I don't understand why any of this was necessary in the first place, the only reason I can think of is this being on the wishlist of a powerful lobbying bloc.
There is something suspect about the EU's cavalier attitude in churning out internet regulations, they generally favor old industries and incumbents.
Newspapers are dying and try to find a way to make money from their content. They find that the big user distributor Google doesn't give them their fair share and therefore try to make him pay. They get supported by other content producers and now we all are facing another absurd law.
I am a big fan of the GDPR, because it protects the rights of the users. But this time they are building a law to ease the fight of large corporations, affecting everone else in the process... not cool.

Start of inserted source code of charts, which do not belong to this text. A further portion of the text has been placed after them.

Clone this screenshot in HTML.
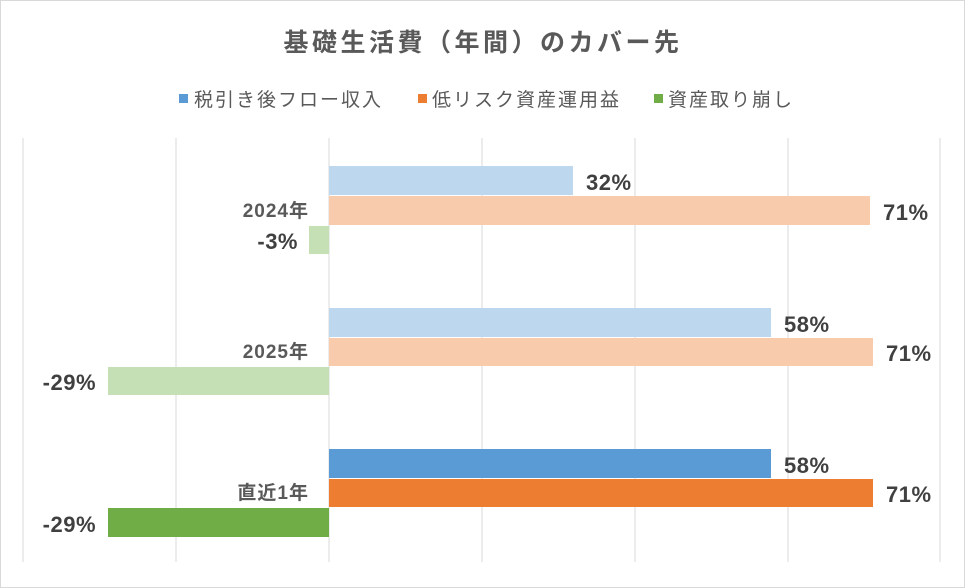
<!DOCTYPE html>
<html><head><meta charset="utf-8"><style>
body{margin:0;background:#fff;}
svg{display:block;font-family:"Liberation Sans","Noto Sans CJK JP",sans-serif;}
</style></head><body>
<svg width="965" height="588" viewBox="0 0 965 588">
<rect x="0.5" y="0.5" width="964" height="587" fill="#fff" stroke="#d9d9d9"/>
<text x="483" y="51" text-anchor="middle" font-size="25" font-weight="bold" fill="#595959" letter-spacing="3.5">基礎生活費（年間）のカバー先</text>
<g font-size="19" fill="#595959" letter-spacing="2">
<rect x="179" y="94" width="9" height="9" fill="#5B9BD5"/><text x="194" y="106">税引き後フロー収入</text>
<rect x="418" y="94" width="9" height="9" fill="#ED7D31"/><text x="432" y="106">低リスク資産運用益</text>
<rect x="654" y="94" width="9" height="9" fill="#70AD47"/><text x="668" y="106">資産取り崩し</text>
</g>
<g stroke="#d9d9d9" stroke-width="1">
<line x1="23" y1="138" x2="23" y2="562"/><line x1="176" y1="138" x2="176" y2="562"/>
<line x1="329" y1="138" x2="329" y2="562"/><line x1="482" y1="138" x2="482" y2="562"/>
<line x1="635" y1="138" x2="635" y2="562"/><line x1="788" y1="138" x2="788" y2="562"/>
<line x1="940" y1="138" x2="940" y2="562"/>
</g>
<rect x="329" y="166" width="244" height="29" fill="#BDD7EE"/>
<rect x="329" y="196" width="541" height="29" fill="#F8CBAD"/>
<rect x="309" y="226" width="20" height="28" fill="#C5E0B4"/>
<rect x="329" y="308" width="442" height="29" fill="#BDD7EE"/>
<rect x="329" y="338" width="544" height="28" fill="#F8CBAD"/>
<rect x="108" y="367" width="221" height="28" fill="#C5E0B4"/>
<rect x="329" y="449" width="442" height="29" fill="#5B9BD5"/>
<rect x="329" y="479" width="544" height="28" fill="#ED7D31"/>
<rect x="108" y="508" width="221" height="29" fill="#70AD47"/>
<g font-size="22" font-weight="bold" fill="#404040" letter-spacing="0.5">
<text x="586" y="190">32%</text><text x="883" y="220">71%</text><text x="298" y="249" text-anchor="end">-3%</text>
<text x="784" y="332">58%</text><text x="886" y="361">71%</text><text x="96" y="390" text-anchor="end">-29%</text>
<text x="784" y="473">58%</text><text x="886" y="502">71%</text><text x="96" y="532" text-anchor="end">-29%</text>
</g>
<g font-size="19" font-weight="bold" fill="#595959" text-anchor="end" letter-spacing="1">
<text x="309" y="217">2024年</text><text x="309" y="358">2025年</text><text x="309" y="499">直近1年</text>
</g>
</svg>
</body></html>
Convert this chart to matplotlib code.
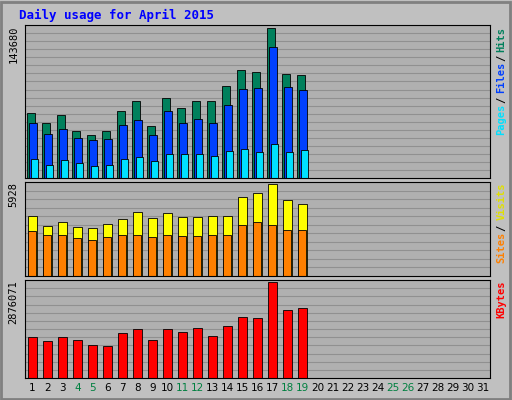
import matplotlib
matplotlib.use("Agg")
import matplotlib.pyplot as plt
from matplotlib.patches import Rectangle

days = list(range(1, 20))
all_days = list(range(1, 32))
weekend = [4, 5, 11, 12, 18, 19, 25, 26]
hits = [62140,52430,60200,44670,40780,44670,64090,73800,49520,76710,67000,73800,73800,88360,103900,101960,143680,100010,99040]
files = [52430,41750,46610,38840,36900,37870,50490,55350,40780,64090,52430,56320,52430,69910,85450,86420,125260,87390,84480]
pages = [18450,12620,17480,14570,11650,12620,18450,20390,16510,23300,23300,23300,21360,26220,28160,25250,33010,25250,27190]
visits = [3866,3222,3480,3158,3093,3351,3673,4124,3737,4060,3802,3802,3866,3866,5091,5349,5928,4898,4640]
sites = [2900,2642,2642,2449,2320,2513,2642,2642,2513,2642,2578,2578,2642,2642,3287,3480,3287,2964,2964]
kbytes = [1219000,1094000,1219000,1125000,1000000,969000,1344000,1469000,1125000,1469000,1376000,1501000,1250000,1563000,1813000,1782000,2876071,2032000,2095000]

fig = plt.figure(figsize=(5.12, 4.0), dpi=100, facecolor="#C0C0C0")
fig.patches.append(Rectangle((0.002, 0.002), 0.994, 0.994, transform=fig.transFigure,
                             fill=False, edgecolor="#808080", lw=2))
fig.text(0.037, 0.962, "Daily usage for April 2015", color="#0000FF",
         family="DejaVu Sans Mono", weight="bold", fontsize=9, va="center")

CHAR_PX = 7.0

def panel(rect, series, maxv, label_parts, ngrid):
    ax = fig.add_axes(rect)
    ax.set_facecolor("#B0B0B0")
    for i in range(1, ngrid + 1):
        ax.axhline(maxv * 1.02 * i / ngrid, color="#909090", lw=0.8, zorder=0)
    for vals, off, w, col in series:
        ax.bar([d + off for d in days], vals, width=w, color=col, edgecolor="black", lw=0.6, zorder=2)
    ax.set_xlim(0.5, 31.5)
    ax.set_ylim(0, maxv * 1.02)
    ax.set_xticks([]); ax.set_yticks([])
    for s in ax.spines.values():
        s.set_color("black")
    ax.text(-0.025, 1.0, str(maxv), transform=ax.transAxes, rotation=90,
            ha="center", va="top", family="DejaVu Sans Mono", fontsize=7.5)
    # right label, from top downward (text reads bottom to top)
    h_px = rect[3] * 400
    y = 0.99
    for txt, col in reversed(label_parts):
        ax.text(1.025, y, txt, transform=ax.transAxes, rotation=90, color=col,
                ha="center", va="top", family="DejaVu Sans Mono", fontsize=7.5, weight="bold")
        y -= len(txt) * CHAR_PX / h_px
    return ax

panel([0.049, 0.555, 0.908, 0.382],
      [(hits, -0.12, 0.55, "#00805C"), (files, 0.02, 0.55, "#0040FF"), (pages, 0.12, 0.45, "#00E0FF")],
      143680, [("Pages", "#00E0FF"), ("/", "black"), ("Files", "#0040FF"), ("/", "black"), ("Hits", "#00805C")], 19)
panel([0.049, 0.31, 0.908, 0.235],
      [(visits, 0.0, 0.6, "#FFFF00"), (sites, -0.05, 0.55, "#FF8000")],
      5928, [("Sites", "#FF8000"), ("/", "black"), ("Visits", "#E0E000")], 11)
ax3 = panel([0.049, 0.055, 0.908, 0.245],
      [(kbytes, 0.0, 0.65, "#FF0000")],
      2876071, [("KBytes", "#FF0000")], 12)
for d in all_days:
    ax3.text(d, -0.1, str(d), transform=ax3.get_xaxis_transform(), ha="center", va="center",
             fontsize=7.5, color="#008040" if d in weekend else "black")
fig.savefig("out.png", dpi=100, facecolor=fig.get_facecolor())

I think the upload filters are meant to serve a peeking hole for EU governments to listen to what people share on the internet, as this bypasses the encryption. This will enable governments to stop content harmful to the regime from being shared and also track individuals who are working against the government. This all happened before in all socialist regimes. I remember it well, when I was phoning someone there were censors actively listening to the conversations. This is being transplanted on the internet. It is ironic how people fought this through the 80s only to have it reinstated.
The one case where I can see it being useful is when 1 news site has some exclusive content that they post, and then every other news site copies the story by linking to the original and paraphrasing the whole thing. I see this happen a lot and I can totally see how it disincentives creating original content when every other news story just copies the story and users only read the first article they see about it.
Google being a monopoly that applies biases to the results it shows (in a way that has no public accountability) is a significant problem -- as well as the fact they implement features which effectively take away revenue from websites by showing their content without giving them page views. That is (ostensibly) the justification for these kinds of laws. I think that they are flawed because they focus on further copyright extensions that I find draconian, but the problem itself I think is pretty obviously a real problem.
I don't agree with the legislation in question (the upload filter is an awful idea, and the link tax is a really bad way of attempting to solve a real problem because it clearly exists to make sure German publishing houses get even more money).
But I don't see why this is relevant to my point that there is actually a real issue here, and ignoring it is going to cause even more laws like these to be passed because the narrative from publishers (that they are losing business because of internet companies that have a cavalier attitude about the people they are cutting off) is not entirely fictitious. When's the last time you saw Google telling large websites about changes in PageRank that will negatively impact them?
There is something suspect about the EU's cavalier attitude in churning out internet regulations, they generally favor old industries and incumbents.